I'm quite open to correcting real errors.
I'm not open to "correcting" things that aren't really errors, or that are merely whims. I am only interested in your input insofar as it ensures that my methodology is tight. No score equation I can possibly choose, within the parameters I gave, would be a methodological flaw - and therefore I make it explicit that I can choose whatever I want.
This is for the simple reason of ensuring that everything in the application is totally explicit so there is no arguing later about what the terms are.
How about:
- prayer only works if a specific diety is addressed (FSM maybe?)
- prayer only works if done by a priest
- prayer only works if done on Sunday
- prayer only works if done by 100 or more people
Tracked correlatively. If it's the case then this info will be used to filter later rounds' participants.
- prayer only works if no one tracks the results
Inherent flaw in the design and indeed in all possible designs I can think of. Acceptable.
- prayer only works if you donate heavily to a church
- prayer only works if spoken in Latin
- prayer only works if done while standing on your head
Not tracked. If so, oh well, my miss.
This is where actually believing that it works a certain way comes in handy. You can then narrow down what you think actually matters and find out if you're right. With no belief, there are a great many number of factors you need to control for to make it a really worthwhile test. The "likely" result of "no effect" (given that the only proposed improvement to existing studies is sample size) will at least have some meaning if you had some belief, in that it will encourage you to re-examine it.
You cannot, in principle, explicitly control for all possible factors. It's simply impossible by definition. That's what randomization is for.

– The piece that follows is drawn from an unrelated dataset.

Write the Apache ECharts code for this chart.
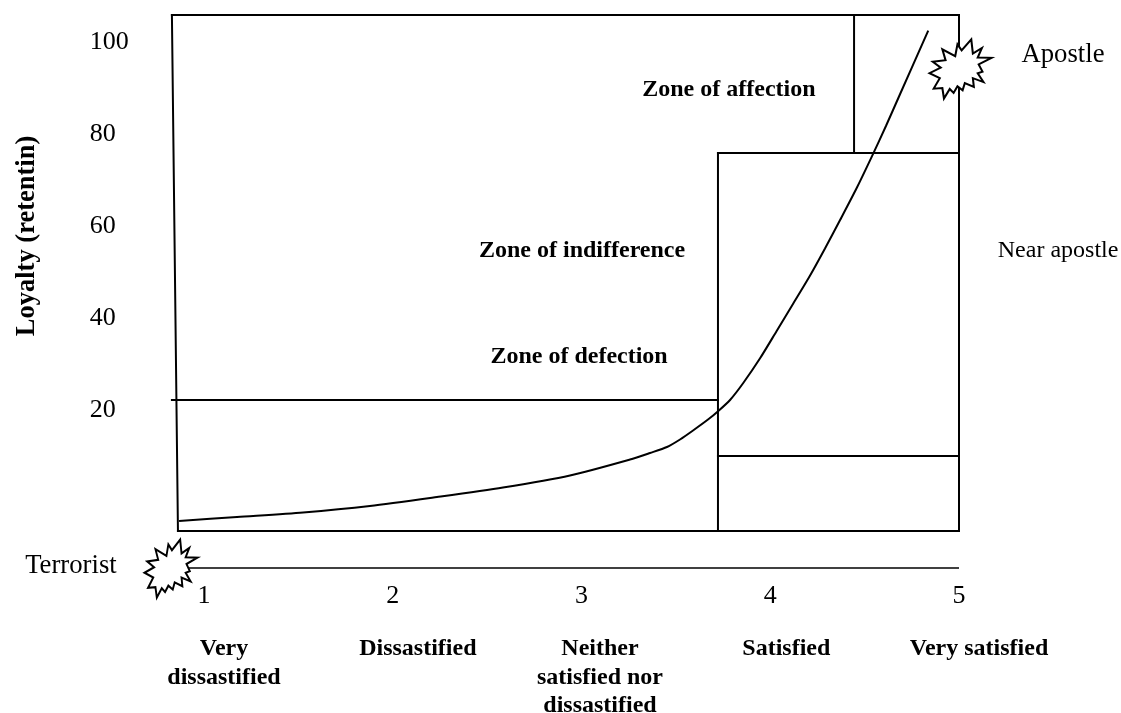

So I suppose if someone were to present an existing study that used 100 or more people, you would identify an error in its methodology that your study will avoid somehow, or you will agree that even the sample size of that study was insufficient, and increase your definition of "too small of a sample size" to include the new study?
I haven't seen this hypothetical study, therefore I cannot comment.
One further improvement I have thought of:
I'll set an arbitrary score equation for the first round - essentially a random guess. This allows JREF to participate in the first round as well as the second and third.
If the first round is positive, then we go directly to the third as the 'final test'; if not, then we go to the second round as the new 'preliminary test' with a score equation based on the actual data gathered in the first round.